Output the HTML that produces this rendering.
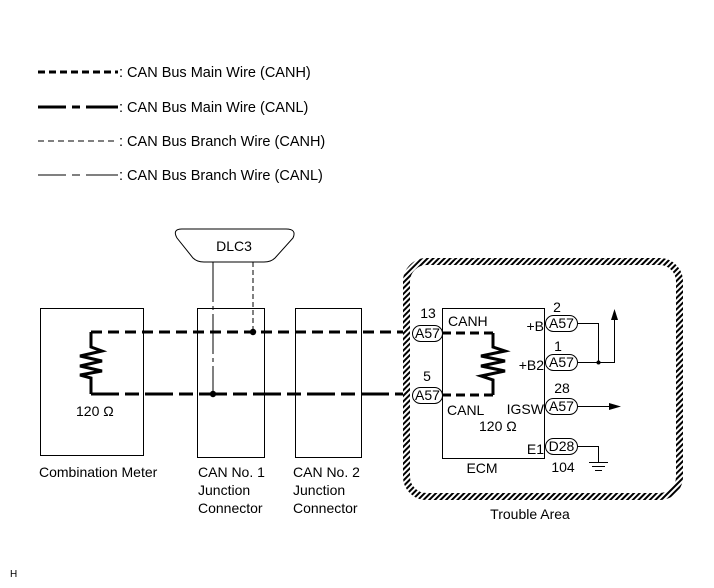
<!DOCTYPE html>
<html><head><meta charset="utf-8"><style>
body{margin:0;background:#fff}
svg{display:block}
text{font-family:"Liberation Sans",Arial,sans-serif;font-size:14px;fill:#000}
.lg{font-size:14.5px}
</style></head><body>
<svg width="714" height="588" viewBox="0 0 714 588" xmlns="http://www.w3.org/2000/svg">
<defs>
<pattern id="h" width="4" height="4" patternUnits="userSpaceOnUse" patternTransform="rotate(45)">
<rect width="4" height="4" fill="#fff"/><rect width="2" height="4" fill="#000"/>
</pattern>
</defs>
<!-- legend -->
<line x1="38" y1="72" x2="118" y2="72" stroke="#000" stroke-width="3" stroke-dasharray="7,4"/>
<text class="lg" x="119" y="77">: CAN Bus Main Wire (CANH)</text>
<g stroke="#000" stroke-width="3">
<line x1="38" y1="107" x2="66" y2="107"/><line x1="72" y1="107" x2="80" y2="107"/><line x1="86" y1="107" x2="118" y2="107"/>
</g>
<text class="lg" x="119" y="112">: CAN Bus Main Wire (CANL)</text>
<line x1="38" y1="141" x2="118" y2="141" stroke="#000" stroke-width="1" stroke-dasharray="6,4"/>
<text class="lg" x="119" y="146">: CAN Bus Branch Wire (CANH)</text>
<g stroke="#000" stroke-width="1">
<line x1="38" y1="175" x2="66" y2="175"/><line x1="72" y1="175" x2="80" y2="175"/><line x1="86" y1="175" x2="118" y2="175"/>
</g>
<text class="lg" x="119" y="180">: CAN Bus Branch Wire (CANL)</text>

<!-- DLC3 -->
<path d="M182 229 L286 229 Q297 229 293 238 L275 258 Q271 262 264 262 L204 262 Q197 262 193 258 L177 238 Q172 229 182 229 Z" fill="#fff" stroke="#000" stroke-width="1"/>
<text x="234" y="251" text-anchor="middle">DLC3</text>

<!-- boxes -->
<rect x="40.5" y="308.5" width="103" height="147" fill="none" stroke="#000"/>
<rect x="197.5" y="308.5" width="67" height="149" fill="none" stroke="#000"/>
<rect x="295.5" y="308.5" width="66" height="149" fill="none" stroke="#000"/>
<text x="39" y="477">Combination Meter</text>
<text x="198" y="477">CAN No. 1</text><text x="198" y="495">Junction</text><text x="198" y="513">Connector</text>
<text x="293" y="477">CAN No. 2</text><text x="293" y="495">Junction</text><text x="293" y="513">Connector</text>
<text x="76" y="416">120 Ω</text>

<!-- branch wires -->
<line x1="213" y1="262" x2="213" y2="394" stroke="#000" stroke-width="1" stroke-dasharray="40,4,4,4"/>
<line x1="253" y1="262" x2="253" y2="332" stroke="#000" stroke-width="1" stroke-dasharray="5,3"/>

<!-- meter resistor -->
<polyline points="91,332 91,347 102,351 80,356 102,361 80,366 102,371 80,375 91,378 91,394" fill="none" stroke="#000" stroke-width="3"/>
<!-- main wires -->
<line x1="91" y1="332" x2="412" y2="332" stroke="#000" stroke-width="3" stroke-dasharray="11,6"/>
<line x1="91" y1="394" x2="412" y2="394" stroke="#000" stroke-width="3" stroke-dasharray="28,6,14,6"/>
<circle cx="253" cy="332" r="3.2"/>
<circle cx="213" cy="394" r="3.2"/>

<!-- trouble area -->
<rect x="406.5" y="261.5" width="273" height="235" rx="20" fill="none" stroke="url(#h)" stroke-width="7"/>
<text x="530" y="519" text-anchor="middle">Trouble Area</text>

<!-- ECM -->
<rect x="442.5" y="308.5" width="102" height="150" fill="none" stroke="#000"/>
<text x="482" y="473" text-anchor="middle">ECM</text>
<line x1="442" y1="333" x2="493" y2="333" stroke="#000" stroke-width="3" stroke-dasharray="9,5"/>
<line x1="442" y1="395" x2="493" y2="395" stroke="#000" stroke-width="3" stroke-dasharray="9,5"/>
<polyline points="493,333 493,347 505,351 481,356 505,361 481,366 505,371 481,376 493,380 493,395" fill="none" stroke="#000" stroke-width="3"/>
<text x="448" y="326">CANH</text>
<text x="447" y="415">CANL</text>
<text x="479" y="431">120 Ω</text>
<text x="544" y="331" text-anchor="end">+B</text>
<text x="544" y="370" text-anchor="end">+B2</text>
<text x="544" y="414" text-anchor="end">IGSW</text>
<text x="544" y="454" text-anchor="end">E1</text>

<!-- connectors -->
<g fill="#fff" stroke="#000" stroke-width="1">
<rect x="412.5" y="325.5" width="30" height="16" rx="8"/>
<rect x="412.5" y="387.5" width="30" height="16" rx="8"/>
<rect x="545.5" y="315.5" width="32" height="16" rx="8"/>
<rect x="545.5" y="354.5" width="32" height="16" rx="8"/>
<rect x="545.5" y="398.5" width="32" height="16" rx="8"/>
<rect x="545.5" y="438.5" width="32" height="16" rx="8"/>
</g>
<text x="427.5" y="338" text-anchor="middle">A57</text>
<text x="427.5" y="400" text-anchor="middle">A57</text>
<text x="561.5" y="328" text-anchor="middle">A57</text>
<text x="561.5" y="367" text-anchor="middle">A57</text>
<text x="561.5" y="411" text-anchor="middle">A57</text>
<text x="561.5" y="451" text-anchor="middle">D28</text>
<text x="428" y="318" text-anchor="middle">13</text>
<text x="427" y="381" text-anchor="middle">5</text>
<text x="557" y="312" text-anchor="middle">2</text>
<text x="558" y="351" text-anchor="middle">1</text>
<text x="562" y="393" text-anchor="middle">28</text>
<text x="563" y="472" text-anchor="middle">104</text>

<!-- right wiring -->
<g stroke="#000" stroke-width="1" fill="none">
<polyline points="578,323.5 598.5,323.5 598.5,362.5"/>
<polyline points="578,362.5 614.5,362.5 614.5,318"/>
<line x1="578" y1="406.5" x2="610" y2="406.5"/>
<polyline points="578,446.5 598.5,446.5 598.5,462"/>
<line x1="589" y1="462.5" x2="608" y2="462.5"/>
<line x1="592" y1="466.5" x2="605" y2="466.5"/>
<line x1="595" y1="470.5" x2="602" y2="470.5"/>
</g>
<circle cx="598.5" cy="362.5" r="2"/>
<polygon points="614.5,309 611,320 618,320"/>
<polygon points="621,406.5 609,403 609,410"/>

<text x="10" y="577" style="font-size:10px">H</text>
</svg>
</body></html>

==*==

◆ GIVEN PROBLEM: Replicate the material above verbatim; images stay out of the copy.

◆ SOLUTION TO THE EXERCISE:
Output the HTML that produces this rendering.
<!DOCTYPE html>
<html><head><meta charset="utf-8"><style>
body{margin:0;background:#fff}
svg{display:block}
text{font-family:"Liberation Sans",Arial,sans-serif;font-size:14px;fill:#000}
.lg{font-size:14.5px}
</style></head><body>
<svg width="714" height="588" viewBox="0 0 714 588" xmlns="http://www.w3.org/2000/svg">
<defs>
<pattern id="h" width="4" height="4" patternUnits="userSpaceOnUse" patternTransform="rotate(45)">
<rect width="4" height="4" fill="#fff"/><rect width="2" height="4" fill="#000"/>
</pattern>
</defs>
<!-- legend -->
<line x1="38" y1="72" x2="118" y2="72" stroke="#000" stroke-width="3" stroke-dasharray="7,4"/>
<text class="lg" x="119" y="77">: CAN Bus Main Wire (CANH)</text>
<g stroke="#000" stroke-width="3">
<line x1="38" y1="107" x2="66" y2="107"/><line x1="72" y1="107" x2="80" y2="107"/><line x1="86" y1="107" x2="118" y2="107"/>
</g>
<text class="lg" x="119" y="112">: CAN Bus Main Wire (CANL)</text>
<line x1="38" y1="141" x2="118" y2="141" stroke="#000" stroke-width="1" stroke-dasharray="6,4"/>
<text class="lg" x="119" y="146">: CAN Bus Branch Wire (CANH)</text>
<g stroke="#000" stroke-width="1">
<line x1="38" y1="175" x2="66" y2="175"/><line x1="72" y1="175" x2="80" y2="175"/><line x1="86" y1="175" x2="118" y2="175"/>
</g>
<text class="lg" x="119" y="180">: CAN Bus Branch Wire (CANL)</text>

<!-- DLC3 -->
<path d="M182 229 L286 229 Q297 229 293 238 L275 258 Q271 262 264 262 L204 262 Q197 262 193 258 L177 238 Q172 229 182 229 Z" fill="#fff" stroke="#000" stroke-width="1"/>
<text x="234" y="251" text-anchor="middle">DLC3</text>

<!-- boxes -->
<rect x="40.5" y="308.5" width="103" height="147" fill="none" stroke="#000"/>
<rect x="197.5" y="308.5" width="67" height="149" fill="none" stroke="#000"/>
<rect x="295.5" y="308.5" width="66" height="149" fill="none" stroke="#000"/>
<text x="39" y="477">Combination Meter</text>
<text x="198" y="477">CAN No. 1</text><text x="198" y="495">Junction</text><text x="198" y="513">Connector</text>
<text x="293" y="477">CAN No. 2</text><text x="293" y="495">Junction</text><text x="293" y="513">Connector</text>
<text x="76" y="416">120 Ω</text>

<!-- branch wires -->
<line x1="213" y1="262" x2="213" y2="394" stroke="#000" stroke-width="1" stroke-dasharray="40,4,4,4"/>
<line x1="253" y1="262" x2="253" y2="332" stroke="#000" stroke-width="1" stroke-dasharray="5,3"/>

<!-- meter resistor -->
<polyline points="91,332 91,347 102,351 80,356 102,361 80,366 102,371 80,375 91,378 91,394" fill="none" stroke="#000" stroke-width="3"/>
<!-- main wires -->
<line x1="91" y1="332" x2="412" y2="332" stroke="#000" stroke-width="3" stroke-dasharray="11,6"/>
<line x1="91" y1="394" x2="412" y2="394" stroke="#000" stroke-width="3" stroke-dasharray="28,6,14,6"/>
<circle cx="253" cy="332" r="3.2"/>
<circle cx="213" cy="394" r="3.2"/>

<!-- trouble area -->
<rect x="406.5" y="261.5" width="273" height="235" rx="20" fill="none" stroke="url(#h)" stroke-width="7"/>
<text x="530" y="519" text-anchor="middle">Trouble Area</text>

<!-- ECM -->
<rect x="442.5" y="308.5" width="102" height="150" fill="none" stroke="#000"/>
<text x="482" y="473" text-anchor="middle">ECM</text>
<line x1="442" y1="333" x2="493" y2="333" stroke="#000" stroke-width="3" stroke-dasharray="9,5"/>
<line x1="442" y1="395" x2="493" y2="395" stroke="#000" stroke-width="3" stroke-dasharray="9,5"/>
<polyline points="493,333 493,347 505,351 481,356 505,361 481,366 505,371 481,376 493,380 493,395" fill="none" stroke="#000" stroke-width="3"/>
<text x="448" y="326">CANH</text>
<text x="447" y="415">CANL</text>
<text x="479" y="431">120 Ω</text>
<text x="544" y="331" text-anchor="end">+B</text>
<text x="544" y="370" text-anchor="end">+B2</text>
<text x="544" y="414" text-anchor="end">IGSW</text>
<text x="544" y="454" text-anchor="end">E1</text>

<!-- connectors -->
<g fill="#fff" stroke="#000" stroke-width="1">
<rect x="412.5" y="325.5" width="30" height="16" rx="8"/>
<rect x="412.5" y="387.5" width="30" height="16" rx="8"/>
<rect x="545.5" y="315.5" width="32" height="16" rx="8"/>
<rect x="545.5" y="354.5" width="32" height="16" rx="8"/>
<rect x="545.5" y="398.5" width="32" height="16" rx="8"/>
<rect x="545.5" y="438.5" width="32" height="16" rx="8"/>
</g>
<text x="427.5" y="338" text-anchor="middle">A57</text>
<text x="427.5" y="400" text-anchor="middle">A57</text>
<text x="561.5" y="328" text-anchor="middle">A57</text>
<text x="561.5" y="367" text-anchor="middle">A57</text>
<text x="561.5" y="411" text-anchor="middle">A57</text>
<text x="561.5" y="451" text-anchor="middle">D28</text>
<text x="428" y="318" text-anchor="middle">13</text>
<text x="427" y="381" text-anchor="middle">5</text>
<text x="557" y="312" text-anchor="middle">2</text>
<text x="558" y="351" text-anchor="middle">1</text>
<text x="562" y="393" text-anchor="middle">28</text>
<text x="563" y="472" text-anchor="middle">104</text>

<!-- right wiring -->
<g stroke="#000" stroke-width="1" fill="none">
<polyline points="578,323.5 598.5,323.5 598.5,362.5"/>
<polyline points="578,362.5 614.5,362.5 614.5,318"/>
<line x1="578" y1="406.5" x2="610" y2="406.5"/>
<polyline points="578,446.5 598.5,446.5 598.5,462"/>
<line x1="589" y1="462.5" x2="608" y2="462.5"/>
<line x1="592" y1="466.5" x2="605" y2="466.5"/>
<line x1="595" y1="470.5" x2="602" y2="470.5"/>
</g>
<circle cx="598.5" cy="362.5" r="2"/>
<polygon points="614.5,309 611,320 618,320"/>
<polygon points="621,406.5 609,403 609,410"/>

<text x="10" y="577" style="font-size:10px">H</text>
</svg>
</body></html>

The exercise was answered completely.